Iceland’s economy is recovering at a moderate pace and is now more balanced than
before the crisis, although more remains to be done in private-sector
deleveraging, reducing non-performing loans and lowering external indebtedness,
according to the Organisation for Economic Cooperation and Development (OECD).
Economic growth should gain momentum in 2014, led by a large increase in
energy-intensive investment. To increase economic growth on a lasting basis and
better manage risks, capital controls need to be removed in an orderly fashion,
monetary and financial stability arrangements strengthened and the government
debt-to-GDP ratio reduced to more prudent levels.
Iceland's latest 5-year average real growth (%) is at -1.1%.
Growth was 1.6% in 2012 and is projected to be 1.9% this year, and in 2014
could rise to 2.6%, the OECD said in its recent biannual survey.

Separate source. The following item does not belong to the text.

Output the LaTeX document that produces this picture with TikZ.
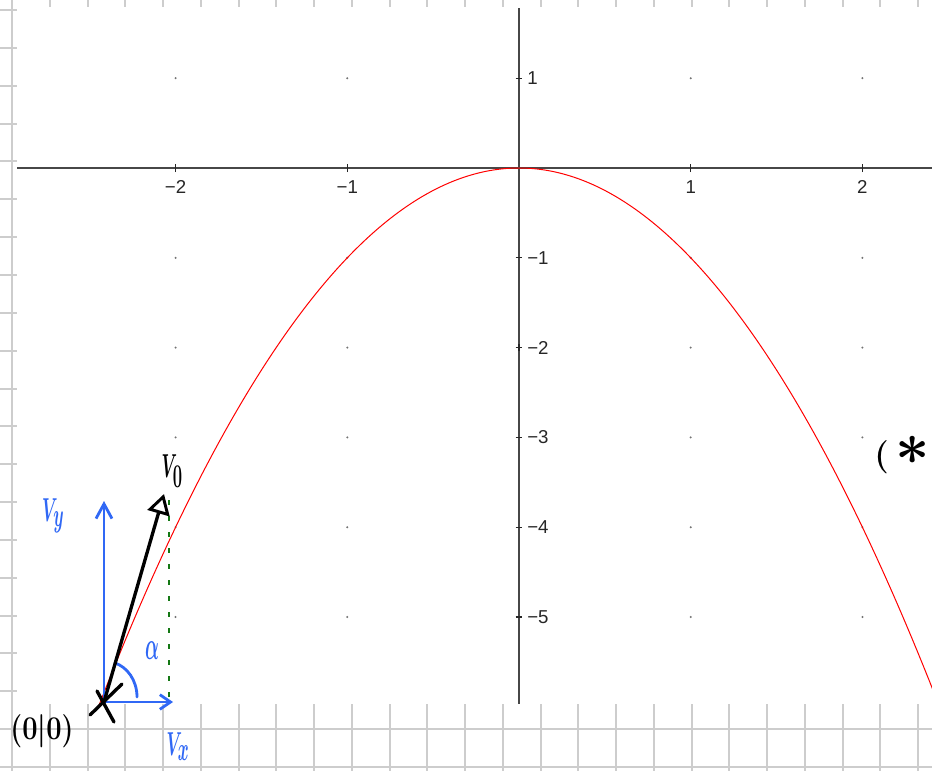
\documentclass[tikz,border=0pt]{standalone}
\usepackage[no-math]{fontspec}
\usetikzlibrary{arrows.meta}
\newfontfamily\tickfont{Liberation Sans}
\definecolor{hblue}{RGB}{48,104,245}
\definecolor{hgreen}{RGB}{20,120,20}
\definecolor{papergrid}{RGB}{205,205,205}
\begin{document}
\begin{tikzpicture}[x=0.75pt,y=-0.75pt,
  gridline/.style={draw=papergrid, line width=1.5pt},
  axis/.style={draw=black!72, line width=1pt},
  tickmark/.style={draw=black!85, line width=0.8pt},
  ticklabel/.style={font=\tickfont\fontsize{14}{14}\selectfont, text=black!85, inner sep=0pt},
  latticedot/.style={fill=black!55},
  curve/.style={draw=red, line width=0.75pt},
  hand/.style={line width=2.5pt, line cap=round, line join=round},
  handblue/.style={hand, draw=hblue, line width=2.1pt},
  handtext/.style={inner sep=0pt, font=\fontsize{40}{40}\selectfont\boldmath},
  helper/.style={draw=hgreen, line width=1.7pt, dash pattern=on 4pt off 8pt}
]
\useasboundingbox (0,0) rectangle (932,771);
\clip (0,0) rectangle (932,771);
% paper grid
\foreach \k in {0,...,24} \draw[gridline] ({12+37.75*\k},0) -- ({12+37.75*\k},771);
\foreach \k in {0,...,20} \draw[gridline] (0,{10+37.85*\k}) -- (932,{10+37.85*\k});
% plot window
\fill[white] (17,7) rectangle (932,704);
% axes
\coordinate (xl) at (17,168);
\coordinate (xr) at (932,168);
\coordinate (yt) at (519,8);
\coordinate (yb) at (519,704);
\draw[axis] (xl) -- (xr);
\draw[axis] (yt) -- (yb);
\begin{scope}
\clip (17,7) rectangle (932,704);
\begin{scope}[shift={(519,168)}, x=128.775pt, y=67.35pt]
  \foreach \i in {-2,-1,1,2}
    \foreach \j in {1,-1,-2,-3,-4,-5}
      \fill[latticedot] (\i,\j) circle (0.85pt);
  \foreach \i/\t in {-2/−2,-1/−1,1/1,2/2} {
    \draw[tickmark] ([yshift=-3pt]\i,0) -- ([yshift=3pt]\i,0);
    \node[ticklabel] (xt\i) at ([yshift=-14.5pt]\i,0) {\t};
  }
  \foreach \j/\t in {1/1,-1/−1,-2/−2,-3/−3,-4/−4,-5/−5} {
    \draw[tickmark] ([xshift=-2.6pt]0,\j) -- ([xshift=2.6pt]0,\j);
    \node[ticklabel, anchor=west] (yt\j) at ([xshift=6pt]0,\j) {\t};
  }
  \draw[tickmark] ([yshift=-2.6pt]0,-2) -- ([yshift=2.6pt]0,-2);
  \draw[curve] plot[domain=-2.47:2.42, samples=150, smooth] (\x,{-\x*\x});
\end{scope}
\end{scope}
% hand-drawn overlay
\coordinate (O) at (104,702);
\coordinate (V0) at (164,494);
\coordinate (Vy) at (104,501);
\coordinate (Vx) at (173,702);
\coordinate (g1) at (169,500);
\coordinate (g2) at (169,703);
\coordinate (a1) at (115,663);
\coordinate (a2) at (137,697);
\draw[helper] (g1) -- (g2);
\draw[handblue, -{Straight Barb[length=11pt, width=12pt, line width=2.1pt]}] (O) -- (Vy);
\draw[handblue, -{Straight Barb[length=8pt, width=11pt, line width=2.1pt]}] (O) -- (Vx);
\draw[handblue] (a1) .. controls (127,667) and (137,680) .. (a2);
\draw[hand, -{Triangle[open, length=15pt, width=17pt, line width=2.2pt]}] (O) -- (V0);
\draw[hand] (90,715) -- (122,684);
\draw[hand] (97,691) -- (114,722);
% handwritten labels
\node[handtext] (lv0) at (172,471) {\scalebox{0.5}[1]{$V_0$}};
\node[handtext, text=hblue] (lvy) at (53,516) {\scalebox{0.5}[1]{$V_y$}};
\node[handtext, text=hblue] (lvx) at (178,747) {\scalebox{0.5}[1]{$V_x$}};
\node[handtext, text=hblue] (lal) at (152,651) {\scalebox{0.55}[1.2]{$\alpha$}};
\node[inner sep=0pt, font=\fontsize{31}{31}\selectfont\boldmath] (lo) at (42,731) {\scalebox{0.82}[1]{$(0|0)$}};
\node[inner sep=0pt, anchor=west, font=\fontsize{30}{30}\selectfont\boldmath] (lst) at (874,455) {$(\,\raisebox{0.1ex}{\scalebox{1.8}{$\ast$}}$};
\end{tikzpicture}
\end{document}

The economy is volatile due to Iceland‘s small size - - population is at about
320,000 people - - - and "heavy reliance on natural resources as the main source
of exports" including fisheries, the OECD said.
Icelandic lenders have forgiven household debt equal to about 12% of
gross domestic product since the bank failures of 2008. Through the end of 2012, the
island’s lenders had written off 212.2bn krona ($1.7bn), according
to the Icelandic Financial Services Association. The group estimates a further
35.3bn krona will be forgiven this year.
The OECD noted that according to Statistics Iceland, nearly half of Icelanders
are having trouble making ends meet every month, despite the country's strong economic
recovery since the financial
crisis of 2008, when its top three banks collapsed. "Household debt has
fallen significantly from the crisis peak relative to both GDP and total
assets," it said.
But the decline "has not, however, translated into a large reduction in the
proportion of households in financial difficulty, which has only come down from
a peak of 52% in 2011 to 48% in 2012," it added.
Government debt shot up to 120% of GDP in the wake of the financial crisis.
The government and the IMF agreed that bringing debt down to more prudent levels
needed to be a central pillar in the economic recovery programme. Accordingly,
the government embarked on a substantial, multi-year fiscal consolidation
programme aimed at reducing general government gross debt (Maastricht
definition, which excludes funding deficits in government employee pension
schemes) to 60% of GDP.
Ásgeir Jónsson, an assistant professor of economics at the University of
Iceland, says in
an article on Deutsche Welle dealing with the economy and the
recent general election:
[The clear winner of the elections, the Progressive party, which is
traditionally the agrarian party in Iceland, rode to victory on the platform of
using "vulture funds" money to write down household mortgage debt. It is a
simple but winning formula. About 85% of household debt is
inflation-indexed and the average homeowner has seen the principal of his loan
rise in excess of 40% due to the inflationary wave that followed the
collapse of the Icelandic krona (ISK) in 2008. At the same time, the asset
recovery of the failed banks has actually been much better than forecasted.
The political discourse is now dominated by all kinds of feel-good policies,
goals and promises to the public, many of which are mutually exclusive or not
even attainable. It is for example impossible to simultaneously promise the
abolition of capital controls and low inflation and higher purchasing power in
the short run. Nor is it possible to maintain fixed exchange rates while
simultaneously stimulating domestic demand - - if exports are lacking.]